The things that are not spoken of are revealed in echoes of their absence. Today Berlin is full of noise. The workshop in the courtyard below is prolific at last, especially now the rains have subsided. The winds are still up, disturbing the birds settled in the trees outside the window, but work below still continues. Thoughts are placed here quickly and with a disclaimer. This is thinking organised only by sentences. The writing of possibilities. If I were not so tired of rhetoric and question marks, they would all be questions.

Regarding Iran, at last I feel comment is emerging from the morass of socially networked gossip. Divided in mindset, I have been torn between the minutely updates I receive via Twitter and their suggestibility. Frequency does not presuppose real information. There are many questions unanswered.

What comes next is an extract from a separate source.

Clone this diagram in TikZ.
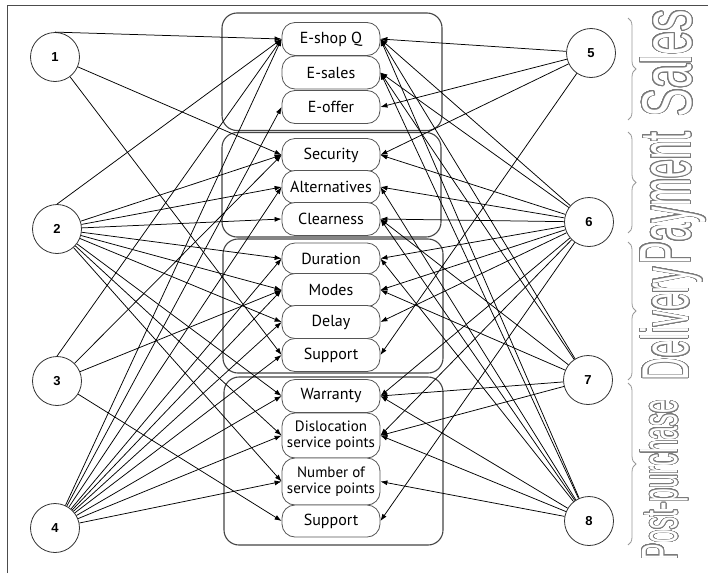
\documentclass[tikz,border=0pt]{standalone}
\usepackage{fontspec}
\setmainfont{PT Sans}
\newfontfamily\numfont{Liberation Sans}
\newfontfamily\labfont{Liberation Sans}
\usepackage{contour}
\contourlength{1.1pt}
\contournumber{32}
\usetikzlibrary{arrows.meta,decorations.pathreplacing}
\definecolor{boxline}{HTML}{555555}
\definecolor{grpline}{HTML}{444444}
\definecolor{labgray}{HTML}{7A7A7A}
\definecolor{bracegray}{HTML}{999999}
\newcommand{\sidelab}[3]{\resizebox{#1}{#2}{\contour{labgray}{\textcolor{white}{\fontsize{70}{70}\labfont #3}}}}
\begin{document}
\begin{tikzpicture}[x=1pt,y=-1pt,
  item/.style={draw=boxline, line width=0.8pt, rounded corners=13pt, fill=white,
    minimum width=98pt, minimum height=33pt, inner sep=0pt, align=center,
    font=\fontsize{16}{17}\selectfont},
  item2/.style={item, minimum height=45pt, font=\fontsize{15}{16}\selectfont},
  grp/.style={draw=grpline, line width=1.1pt, rounded corners=15pt},
  src/.style={circle, draw=black!80, line width=0.8pt, fill=white, minimum size=49pt,
    inner sep=0pt, font=\numfont\bfseries\fontsize{13}{13}\selectfont},
  edge/.style={line width=0.75pt, -{Latex[length=7pt,width=5pt]}},
  brc/.style={draw=bracegray, line width=0.8pt, decorate, decoration={brace, amplitude=8pt}},
  sidel/.style={rotate=90, anchor=north, inner sep=0pt}]
\useasboundingbox (0,0) rectangle (708,573);
\fill[white] (0,0) rectangle (708,573);
\draw[black!70, line width=1pt] (7,573) -- (7,5) -- (708,5);
% groups
\draw[grp] (222,13) rectangle (442,130.5);
\draw[grp] (222,132.5) rectangle (441,237);
\draw[grp] (223,239) rectangle (443,373);
\draw[grp] (224,377) rectangle (443,545);
% source nodes
\node[src] (n1) at (55,57) {1};
\node[src] (n2) at (57,229) {2};
\node[src] (n3) at (57,381) {3};
\node[src] (n4) at (55,528) {4};
\node[src] (n5) at (591,53) {5};
\node[src] (n6) at (589,222) {6};
\node[src] (n7) at (588,380) {7};
\node[src] (n8) at (589,521) {8};
% items
\node[item] (eq) at (331,39) {E-shop Q};
\node[item] (es) at (331,72.5) {E-sales};
\node[item] (eo) at (331,107) {E-offer};
\node[item] (sec) at (331,155) {Security};
\node[item] (alt) at (331,187) {Alternatives};
\node[item] (cl) at (331,219) {Clearness};
\node[item, minimum height=31pt] (dur) at (331,258.5) {Duration};
\node[item] (mod) at (331,290) {Modes};
\node[item] (del) at (331,322) {Delay};
\node[item] (supa) at (331,355) {Support};
\node[item] (war) at (331,396) {Warranty};
\node[item2] (dis) at (331,435.5) {Dislocation\\service points};
\node[item2, minimum height=47pt] (num) at (331,481.5) {Number of\\service points};
\node[item, minimum height=32pt] (supb) at (331,521) {Support};
% edges
\draw[edge] (n1.north) -- (eq.west);
\draw[edge] (n2.north) -- (eq.west);
\draw[edge] (n3.north) -- (eq.west);
\foreach \s/\t in {n1/sec,n1/supa,
  n2/sec,n2/alt,n2/cl,n2/dur,n2/mod,n2/del,n2/war,n2/dis,n2/num,
  n3/sec,n3/mod,n3/supb,
  n4/eq,n4/eo,n4/alt,n4/dur,n4/mod,n4/del,n4/supa,n4/war,n4/dis,n4/num}
  \draw[edge] (\s) -- (\t.west);
\foreach \s/\t in {n5/eq,n5/eo,n5/sec,n5/supa,
  n6/eq,n6/es,n6/sec,n6/alt,n6/cl,n6/dur,n6/mod,n6/del,n6/war,n6/dis,n6/supb,
  n7/eq,n7/es,n7/cl,n7/mod,n7/war,n7/dis,
  n8/eq,n8/es,n8/alt,n8/cl,n8/dur,n8/war,n8/dis,n8/num}
  \draw[edge] (\s) -- (\t.east);
% braces
\draw[brc] (628,18) -- (628,120);
\draw[brc] (628,132) -- (628,233);
\draw[brc] (628,242) -- (628,380);
\draw[brc] (628,383) -- (628,545);
% side labels
\node[sidel] (lsales) at (640,63.5) {\sidelab{107pt}{51pt}{Sales}};
\node[sidel] (lpay) at (640,198) {\sidelab{132pt}{50pt}{Payment}};
\node[sidel] (ldel) at (640,324) {\sidelab{113pt}{48pt}{Delivery}};
\node[sidel] (lpost) at (640,480) {\sidelab{160pt}{37pt}{Post-purchase}};
\end{tikzpicture}
\end{document}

Why should we believe one politically motivated faction over another? Is support for the protests a taciturn support for Moussavi - what do we know of him, his history and ambitions? By turning our avatars green, are we sure that everyone is understanding our show of solidarity in the same way? What of those who have not turned them green? Are they against the freedom to protest? And at what point will people return the avatars to their original colour? At what point is a revolution over? Resignation, recount, bloodshed, coup, international condemnation, invasion, regime change - which of these satisfies the unstated requirements?

(I maintain genuinely, this is not said with coldness nor authority, really it is not. I am not disengaging, merely retreating in the face of ignorance and misinformation. If I am to participate, I must first be educated, I must first educate myself. Someone once said, I have known little, I have known too much.)

All this networking and sharing via the internet is really a preoccupation in our own systems, an interest in our own reactions. In perpetuating this 'revolution' (I abstract not in sight of the word, but in support of real movements on the ground) we in fact ask ourselves how do our news filters operate, how can our information be democratised and disseminated? Twitter almost seems purposeless now. The Mumbai terrorist attacks unfolded and watching those streams unfold was unimaginable - the percentage of useful information seemed to be much higher. The main difference with Iran appears to be the political angle involved. For every useful twitter, there is a counter; for every counter, there are four hundred pledges of support from people not involved. Hashtags are a complete quagmire.

The notion of a twitter revolution is a false one. At times it is hard not to think that it is marketing, little more. It obscures, to an extent, discussion of the strategies of those that govern us. There are quandaries at every corner: international support for the protesters would perhaps encourage higher levels of violence, not to mention potentially jeopardise future negotiations should Ahmadinejad's regime remain in power. What of the roadmap? In the midterm, with its governmental legitimacy questioned, with its respect for its people's voice, how are we to deal with a nuclear state? What do the networks say about these matters?

Beyond this, I wait for the crackdown on internet freedoms. Surely this type of dialogue between old and new medias is the last? Whilst flooded with non-information, the networks still hold enough to be cherrypicked by judicious, informed journalists (yes, there is still a place for you). Twitter's growth must be unsustainable, there are simply too many with too little to say. Combine this self-implosion with the active threats of government internet censorship here in Germany (for example) and it becomes easy to think that this is the beginning of an end. In three years, what will be possible on a network of intelligent routers, transparent proxies and a centrally managed database of forbidden urls? What future then?

Of course, the future is simply a word. It is a word we used in the past to describe the present, no more. So, the future is as it always was. A reaction to what is happening now; in this case we have to hope that evolution and emergence continue. Systems will continue to develop both proactively and reactively; with each technological development comes unchecked growth, then centralisation, experimentation, redevelopment, and obsolescence. Old technologies become things no longer spoken of, no longer spoken through. They are revealed in echoes of their own absences.